ENS will disrupt .com

Why ENS domains will disrupt .com domains and there’s not much that web2 companies and players can do about it.

It’s clear right now that .eth addresses and .com addresses are in similar yet different verticals in the web/internet space. IMO, ENS will emerge as the disruptor.

Web2 proponents believe that they have an insurmountable perch of strength and that ENS domains will never be able to catch up or do not have the same kind of advantages or that the technology is too nascent to be widely adopted. This is not how disruption works.

There’s a biblical saying; “Do not despise the day of small beginnings.” But instead to watch out for them and to understand their implications.

The seminal book by Clayton Christensen “The Innovator’s Dilemma: When New Technologies Cause Great Firms to Fail”, describes why Large incumbent companies (e.g, .COM and ICANN) actually LOSE market share by listening to their customers and providing what appears to be the highest value products and services to them.

But entrants sthat erve low-value customers with yet fully developed tech can improve fast.

These new entrants scale so quickly and improve so quickly that they are able to take market share from established businesses. (Once again, think ENS versus .COM)

Clayton Christensen writes that these incumbents can actually DO EVERYTHING RIGHT AND STILL FAIL.

What are the aspects of this phenomena and why am I seeing this play out in the .COM vs .ETH battle?

  1. Technology development takes time with many attempts. The first of these attempts provide little value to the user but in time the value is created increases every quickly.

  2. Incumbent deal size and volume advantage; .COMs now have the advantage of a huge customers set with high sales every year, they do not need to cater for the marginal user. ENS caters for the individual not commercial entities, yet has a much larger total addressable market.

New entrants like ENS find niches away from the incumbent customer set to build a new product. And as they scale the technology, features ,and use cases, the new entrant creates an indomitable tech advantage.

Witness this in privacy, decentralisation, self sovereignty, property ownership, programmability, money and value transfer, digital sign in and identity solutions, security and authentication of ENS.

Witness this in privacy, decentralisation, self sovereignty, property ownership, programmability, money and value transfer, digital sign in and identity solutions, security and authentication of ENS.

For this very reason; the next generation product is not being built by the incumbent, which in our case is .COM.

This is clearly happening now.

The .COM customer base is not interested in these features and thus no incentive for .COM to build for them these features.

When the new tech becomes interesting to the incumbent’s customers it is already too late for the incumbent to react. It is now too late to keep up with the new entrant’s growth and disruption occurs. This occurs slowly at first and then all of a sudden.

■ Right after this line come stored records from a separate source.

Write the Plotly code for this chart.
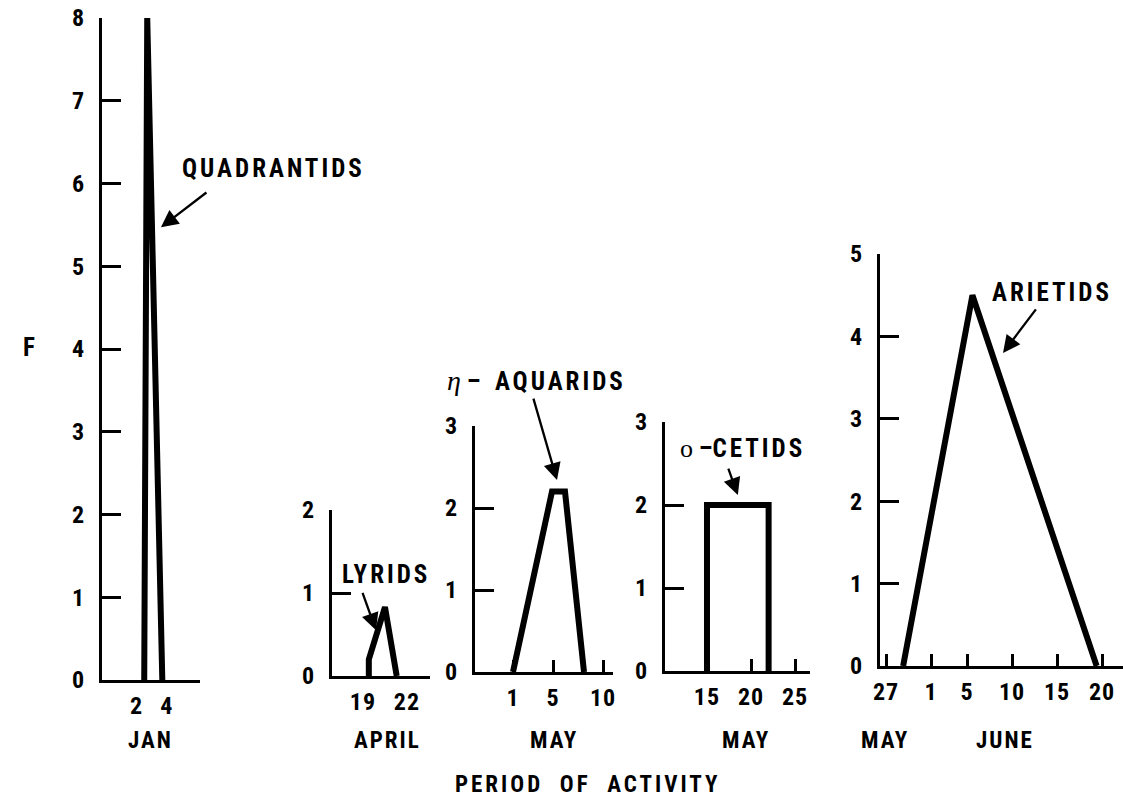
import plotly.graph_objects as go

W, H = 1123, 802

# ---- activity profiles (x = day of month, y = F) ----
quad_x = [2.5, 2.7, 3.7]            # Quadrantids, January
quad_y = [0, 8, 0]
lyr_x = [19.4, 19.4, 20.5, 21.3]    # Lyrids, April
lyr_y = [0, 0.2, 0.83, 0]
aqu_x = [1, 4.9, 6.2, 8.1]          # eta-Aquarids, May
aqu_y = [0, 2.2, 2.2, 0]
cet_x = [15, 15, 22, 22]            # omicron-Cetids, May
cet_y = [0, 2, 2, 0]
ari_x = [-2.1, 5.6, 19.4]           # Arietids, days from 31 May
ari_y = [0, 4.5, 0]

# ---- tick labels ----
quad_ticks = [2, 4]
lyr_ticks = [19, 22]
aqu_ticks = [1, 5, 10]
cet_ticks = [15, 20, 25]
ari_ticks = [-4, 1, 5, 10, 15, 20]
ari_ticktext = ["27", "1", "5", "10", "15", "20"]
f_max = [8, 2, 3, 3, 5]

FONT = "Roboto, DejaVu Sans, sans-serif"
SERIF = "Liberation Serif, DejaVu Serif, serif"
TICK_FS = 24
TEXT_FS = 25
MONTH_FS = 23


def cond(t, spacing=3):
    return (f'<span style="font-family:Roboto;font-stretch:condensed;'
            f'letter-spacing:{spacing}px">{t}</span>')


def px(x):
    return x / W


def py(y):
    return (H - y) / H


# panel layout: (x pixel left, x pixel right, x range, y pixel bottom, y pixel top)
panels = [
    (102, 200, [-0.3, 6.2], 680, 18),
    (332, 430, [16.89, 23.57], 676, 510),
    (475, 613, [-2.8, 11.0], 672, 426),
    (665, 810, [10.23, 26.7], 671, 422),
    (880, 1123, [-4.67, 22.33], 666, 254),
]

series = [
    (quad_x, quad_y),
    (lyr_x, lyr_y),
    (aqu_x, aqu_y),
    (cet_x, cet_y),
    (ari_x, ari_y),
]

xticks = [
    (quad_ticks, [str(t) for t in quad_ticks], ""),
    (lyr_ticks, [str(t) for t in lyr_ticks], ""),
    (aqu_ticks, [str(t) for t in aqu_ticks], "inside"),
    (cet_ticks, [str(t) for t in cet_ticks], "inside"),
    (ari_ticks, ari_ticktext, "inside"),
]

fig = go.Figure()
layout = {}
for i, ((xs, ys), (xl, xr, xrng, yb, yt), (tv, tt, tdir), fm) in enumerate(
        zip(series, panels, xticks, f_max), start=1):
    xa = "x" if i == 1 else f"x{i}"
    ya = "y" if i == 1 else f"y{i}"
    fig.add_trace(go.Scatter(
        x=xs, y=ys, xaxis=xa, yaxis=ya, mode="lines",
        line=dict(color="black", width=6), showlegend=False,
        hoverinfo="skip"))
    layout[f"xaxis{i if i > 1 else ''}"] = dict(
        domain=[px(xl), px(xr)], range=xrng, anchor=ya,
        showline=True, linecolor="black", linewidth=3,
        showgrid=False, zeroline=False, automargin=False,
        tickmode="array", tickvals=tv,
        ticktext=[cond(t, 1) for t in tt],
        ticks=tdir, ticklen=12, tickwidth=2.5, tickcolor="black",
        ticklabelstandoff=2,
        tickfont=dict(family=FONT, size=TICK_FS, color="black", weight="bold"),
    )
    yv = list(range(0, fm + 1))
    layout[f"yaxis{i if i > 1 else ''}"] = dict(
        domain=[py(yb), py(yt)], range=[0, fm], anchor=xa,
        showline=True, linecolor="black", linewidth=3,
        showgrid=False, zeroline=False, automargin=False,
        tickmode="array", tickvals=yv,
        ticktext=[cond(str(v), 1) for v in yv],
        ticks="inside", ticklen=19, tickwidth=2.5, tickcolor="black",
        ticklabelstandoff=9,
        tickfont=dict(family=FONT, size=TICK_FS, color="black", weight="bold"),
    )

fig.update_layout(**layout)

annotations = []


def label(text, x, y, size=TEXT_FS):
    annotations.append(dict(
        text=text, x=px(x), y=py(y), xref="paper", yref="paper",
        showarrow=False, xanchor="center", yanchor="middle",
        font=dict(family=FONT, size=size, color="black", weight="bold")))


def arrow(xa, ya, x, y, ax, ay):
    annotations.append(dict(
        text="", x=x, y=y, xref=xa, yref=ya, ax=ax, ay=ay,
        showarrow=True, arrowhead=2, arrowsize=1.5, arrowwidth=2.3,
        arrowcolor="black", standoff=0))


# shower names
label(cond("QUADRANTIDS"), 273, 168)
label(cond("LYRIDS"), 386, 575)
label(f'<span style="font-family:{SERIF};font-weight:normal;font-size:28px">'
      '<i>η</i></span>' + cond(" – ", 0) + cond(" AQUARIDS"), 536, 380)
label(f'<span style="font-family:{SERIF};font-weight:normal;font-size:26px">'
      'ο</span>' + cond(" –", 0) + cond("CETIDS"), 742, 448)
label(cond("ARIETIDS"), 1052, 292)

# month labels
label(cond("JAN", 2), 150, 740, MONTH_FS)
label(cond("APRIL", 2), 387, 740, MONTH_FS)
label(cond("MAY", 2), 554, 740, MONTH_FS)
label(cond("MAY", 2), 746, 740, MONTH_FS)
label(cond("MAY", 2), 885, 740, MONTH_FS)
label(cond("JUNE", 2), 1005, 740, MONTH_FS)

# axis titles
label(cond("PERIOD  OF  ACTIVITY", 3), 587, 784, MONTH_FS)
label(cond("F"), 30, 348)

# pointers
arrow("x", "y", 3.61, 5.47, 47, -36)
arrow("x2", "y2", 19.89, 0.55, -14, -39)
arrow("x3", "y3", 5.4, 2.34, -24, -83)
arrow("x4", "y4", 18.5, 2.12, -10, -28)
arrow("x5", "y5", 9.0, 3.8, 34, -45)

fig.update_layout(
    template="none",
    width=W, height=H, autosize=False,
    margin=dict(l=0, r=0, t=0, b=0, pad=0),
    paper_bgcolor="white", plot_bgcolor="white",
    annotations=annotations,
    showlegend=False,
)

fig.write_html("out.html")
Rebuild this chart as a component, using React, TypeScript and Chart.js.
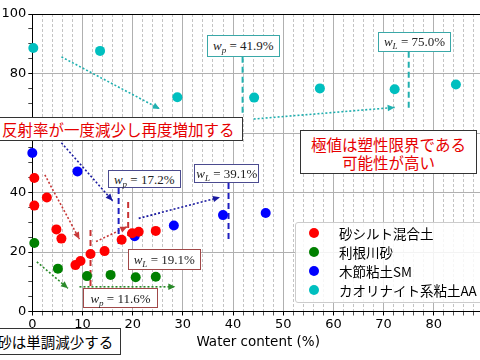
import React, { useEffect, useRef } from 'react';
import { Chart, registerables } from 'chart.js';
Chart.register(...registerables);

// ---- data ----
const seriesNames = ['砂シルト混合土', '利根川砂', '木節粘土SM', 'カオリナイト系粘土AA'];
const seriesColors = ['#ff0000', '#008000', '#0000ff', '#00bfbf'];

const sandSiltX = [0.4, 0.4, 2.9, 4.8, 5.8, 8.6, 9.6, 11.6, 14.4, 17.8, 19.9, 21.2, 24.6];
const sandSiltY = [44.9, 35.6, 38.3, 27.6, 24.5, 15.6, 17.0, 19.3, 20.3, 24.1, 26.3, 26.8, 27.1];
const toneX = [0.4, 5.1, 10.9, 15.6, 20.6, 24.6];
const toneY = [23.0, 14.4, 11.9, 12.3, 11.5, 11.7];
const kibushiX = [0.0, 9.0, 20.4, 28.2, 38.0, 46.5];
const kibushiY = [53.3, 47.1, 25.3, 28.9, 32.4, 33.1];
const kaolinX = [0.2, 13.5, 28.9, 44.2, 57.3, 72.2, 84.4];
const kaolinY = [88.6, 87.6, 72.0, 71.9, 75.0, 74.7, 76.3];

const seriesX = [sandSiltX, toneX, kibushiX, kaolinX];
const seriesY = [sandSiltY, toneY, kibushiY, kaolinY];

// consistency limits (dashed verticals)
const limitX = [41.9, 75.0, 17.2, 39.1, 19.1, 11.6];
const limitTop = [85.6, 87.3, 41.5, 43.2, 36.8, 27.4];
const limitBottom = [66.4, 67.2, 21.3, 23.0, 25.4, 7.9];
const limitColors = ['#22b0b0', '#22b0b0', '#1f1fc0', '#1f1fc0', '#c83232', '#c83232'];

// trend arrows (dotted)
const arrowX0 = [5.8, 44.1, 5.8, 21.2, 2.5, 12.7, 0.9, 9.4];
const arrowY0 = [85.6, 64.7, 56.7, 31.3, 45.9, 23.5, 16.7, 8.3];
const arrowX1 = [25.4, 72.2, 16.0, 37.4, 9.4, 18.9, 7.1, 28.5];
const arrowY1 = [68.1, 68.6, 37.2, 38.4, 24.3, 28.5, 7.8, 8.3];
const arrowColors = ['#20b0b0', '#20b0b0', '#1a1aa0', '#1a1aa0', '#c83a3a', '#c83a3a', '#2a8a2a', '#2a8a2a'];

const xTickMax = 80;

const arrowPlugin = {
  id: 'arrowHeads',
  afterDatasetsDraw(chart: any) {
    const ctx = chart.ctx;
    chart.data.datasets.forEach((ds: any, i: number) => {
      if (!ds.arrowHead) return;
      const pts = chart.getDatasetMeta(i).data;
      if (pts.length < 2) return;
      const a = pts[pts.length - 2];
      const b = pts[pts.length - 1];
      const ang = Math.atan2(b.y - a.y, b.x - a.x);
      const L = 7;
      const W = 3.2;
      const c = Math.cos(ang);
      const s = Math.sin(ang);
      ctx.save();
      ctx.fillStyle = ds.borderColor;
      ctx.beginPath();
      ctx.moveTo(b.x, b.y);
      ctx.lineTo(b.x - L * c + W * s, b.y - L * s - W * c);
      ctx.lineTo(b.x - L * c - W * s, b.y - L * s + W * c);
      ctx.closePath();
      ctx.fill();
      ctx.restore();
    });
  },
};

const tickFont = { family: "'DejaVu Sans'", size: 13 };

function buildConfig(): any {
  const datasets: any[] = [];
  seriesNames.forEach((name, k) => {
    datasets.push({
      label: name,
      data: seriesX[k].map((x, i) => ({ x, y: seriesY[k][i] })),
      backgroundColor: seriesColors[k],
      borderColor: seriesColors[k],
      borderWidth: 0,
      pointRadius: 5,
      pointHoverRadius: 5,
      clip: false,
    });
  });
  limitX.forEach((x, i) => {
    datasets.push({
      label: 'limit' + i,
      data: [
        { x, y: limitTop[i] },
        { x, y: limitBottom[i] },
      ],
      showLine: true,
      borderColor: limitColors[i],
      borderWidth: 2,
      borderDash: [6, 4],
      pointRadius: 0,
      pointHoverRadius: 0,
    });
  });
  arrowX0.forEach((x0, i) => {
    datasets.push({
      label: 'arrow' + i,
      data: [
        { x: x0, y: arrowY0[i] },
        { x: arrowX1[i], y: arrowY1[i] },
      ],
      showLine: true,
      borderColor: arrowColors[i],
      borderWidth: 1.6,
      borderDash: [2, 2],
      pointRadius: 0,
      pointHoverRadius: 0,
      arrowHead: true,
    });
  });

  return {
    type: 'scatter',
    data: { datasets },
    plugins: [arrowPlugin],
    options: {
      responsive: false,
      animation: false,
      devicePixelRatio: 1,
      layout: { padding: { top: 14, left: 0, right: 0, bottom: 0 } },
      plugins: { legend: { display: false }, tooltip: { enabled: false } },
      events: [],
      scales: {
        x: {
          type: 'linear',
          min: 0,
          max: 90,
          afterFit: (s: any) => {
            s.height = 48.5;
          },
          ticks: {
            stepSize: 2,
            autoSkip: false,
            includeBounds: false,
            maxRotation: 0,
            padding: 1,
            font: tickFont,
            color: '#000',
            callback: (v: number) => (v % 10 === 0 && v <= xTickMax ? String(v) : ''),
          },
          grid: {
            color: (c: any) => (c.tick && c.tick.value % 10 === 0 ? '#b0b0b0' : '#c4c4c4'),
            lineWidth: 1,
            tickLength: 4,
            tickColor: (c: any) => (c.tick && c.tick.value % 10 === 0 ? '#000' : '#555'),
          },
          border: {
            display: true,
            color: '#000',
            width: 1,
            dash: (c: any) => (c.tick && c.tick.value % 10 !== 0 ? [3, 2] : []),
          },
          title: {
            display: true,
            text: 'Water content (%)',
            color: '#000',
            font: { family: "'DejaVu Sans'", size: 13.5 },
            padding: { top: 0, bottom: 9 },
          },
        },
        x2: {
          type: 'linear',
          position: 'top',
          min: 0,
          max: 90,
          afterFit: (s: any) => {
            s.height = 0;
          },
          ticks: { display: false },
          grid: { display: false, drawTicks: false },
          border: { display: true, color: '#000', width: 1 },
        },
        y: {
          type: 'linear',
          min: 0,
          max: 100,
          afterFit: (s: any) => {
            s.width = 32.3;
          },
          ticks: {
            stepSize: 5,
            autoSkip: false,
            padding: 2,
            font: tickFont,
            color: '#000',
            callback: (v: number) => (v % 20 === 0 ? String(v) : ''),
          },
          grid: {
            color: (c: any) => (c.tick && c.tick.value % 20 === 0 ? '#b0b0b0' : 'rgba(0,0,0,0)'),
            lineWidth: 1,
            tickLength: 4,
            tickColor: (c: any) => (c.tick && c.tick.value % 20 === 0 ? '#000' : '#444'),
          },
          border: { display: true, color: '#000', width: 1 },
        },
      },
    },
  };
}

const serif = "'Liberation Serif', 'DejaVu Serif', serif";
const jp = "'Noto Sans CJK JP', 'Noto Sans', sans-serif";

function WBox(props: { left: number; top: number; width: number; height: number; border: string; sub: string; value: string }) {
  const { left, top, width, height, border, sub, value } = props;
  return (
    <div
      style={{
        position: 'absolute',
        left,
        top,
        width,
        height,
        boxSizing: 'border-box',
        border: `1.5px solid ${border}`,
        background: '#fff',
        display: 'flex',
        alignItems: 'center',
        justifyContent: 'center',
        fontFamily: serif,
        fontSize: 13,
        lineHeight: 1,
        color: '#222',
        whiteSpace: 'nowrap',
      }}
    >
      <span>
        <i>w</i>
        <i style={{ fontSize: 9, position: 'relative', top: 3 }}>{sub}</i>
        {' = ' + value + '%'}
      </span>
    </div>
  );
}

export default function App() {
  const ref = useRef<HTMLCanvasElement>(null);
  useEffect(() => {
    const chart = new Chart(ref.current as HTMLCanvasElement, buildConfig());
    return () => chart.destroy();
  }, []);

  const legendRows = [232.7, 251.7, 270.7, 290];

  return (
    <div style={{ position: 'fixed', left: 0, top: 0, width: 480, height: 360, overflow: 'hidden', background: '#fff' }}>
      <canvas ref={ref} width={489} height={360} style={{ position: 'absolute', left: 0, top: 0, width: 489, height: 360 }} />

      {/* callout: reflectance decreases then increases */}
      <div
        style={{
          position: 'absolute',
          left: -1,
          top: 116.7,
          width: 244,
          height: 24,
          boxSizing: 'border-box',
          border: '1px solid #333',
          background: '#fff',
          color: '#e60000',
          fontFamily: jp,
          fontSize: 15.5,
          lineHeight: '22px',
          paddingLeft: 2,
          whiteSpace: 'nowrap',
        }}
      >
        反射率が一度減少し再度増加する
      </div>

      {/* callout: extremum is likely plastic limit */}
      <div
        style={{
          position: 'absolute',
          left: 300,
          top: 130,
          width: 177,
          height: 44,
          boxSizing: 'border-box',
          border: '1px solid #333',
          background: '#fff',
          color: '#e60000',
          fontFamily: jp,
          fontSize: 15.5,
          lineHeight: '18.3px',
          paddingTop: 3.5,
          textAlign: 'center',
          whiteSpace: 'nowrap',
        }}
      >
        極値は塑性限界である
        <br />
        可能性が高い
      </div>

      {/* callout: monotonic decrease */}
      <div
        style={{
          position: 'absolute',
          left: -60,
          top: 328,
          width: 180.7,
          height: 27,
          boxSizing: 'border-box',
          border: '1px solid #333',
          background: '#fff',
          color: '#000',
          fontFamily: jp,
          fontSize: 14.5,
          lineHeight: '20px',
          paddingTop: 3,
          paddingRight: 6.5,
          textAlign: 'right',
          whiteSpace: 'nowrap',
        }}
      >
        利根川砂は単調減少する
      </div>

      <WBox left={206.7} top={35} width={73.3} height={21.7} border="#3aa8a8" sub="p" value="41.9" />
      <WBox left={378.3} top={31.7} width={72.4} height={20} border="#3aa8a8" sub="L" value="75.0" />
      <WBox left={107.7} top={170} width={73} height={18} border="#4b4b8f" sub="p" value="17.2" />
      <WBox left={194.3} top={163.5} width={65} height={19.5} border="#4b4b8f" sub="L" value="39.1" />
      <WBox left={127.5} top={248.5} width={73.5} height={21.5} border="#a04848" sub="L" value="19.1" />
      <WBox left={83} top={288} width={75} height={20} border="#a04848" sub="p" value="11.6" />

      {/* legend */}
      <div
        style={{
          position: 'absolute',
          left: 295,
          top: 221.5,
          width: 200,
          height: 81,
          boxSizing: 'border-box',
          border: '1px solid #cccccc',
          borderRadius: 3,
          background: 'rgba(255,255,255,0.85)',
        }}
      />
      {seriesNames.map((name, k) => (
        <React.Fragment key={name}>
          <div
            style={{
              position: 'absolute',
              left: 309,
              top: legendRows[k] - 5,
              width: 10,
              height: 10,
              borderRadius: '50%',
              background: seriesColors[k],
            }}
          />
          <div
            style={{
              position: 'absolute',
              left: 339,
              top: legendRows[k] - 9,
              height: 18,
              lineHeight: '18px',
              fontFamily: jp,
              fontSize: 13.5,
              color: '#000',
              whiteSpace: 'nowrap',
            }}
          >
            {name}
          </div>
        </React.Fragment>
      ))}
    </div>
  );
}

I would like to think that this phenomenon is more aptly called THE INCUMBENT’S CURSE.

It is precisely because of their strengths and because they have ignored customers or users which can provide the next S curve in growth, why this happens.

There has been no development of .COM for web3, and web2 users and companies point to strength instead of rising opportunity because it is too small. Once they have woken up, it is always too late. It is already probably too late.

The question I have is where will the marketing for ENS come from? Dotcom has 30 years of history behind it and billions of dollars spent marketing it.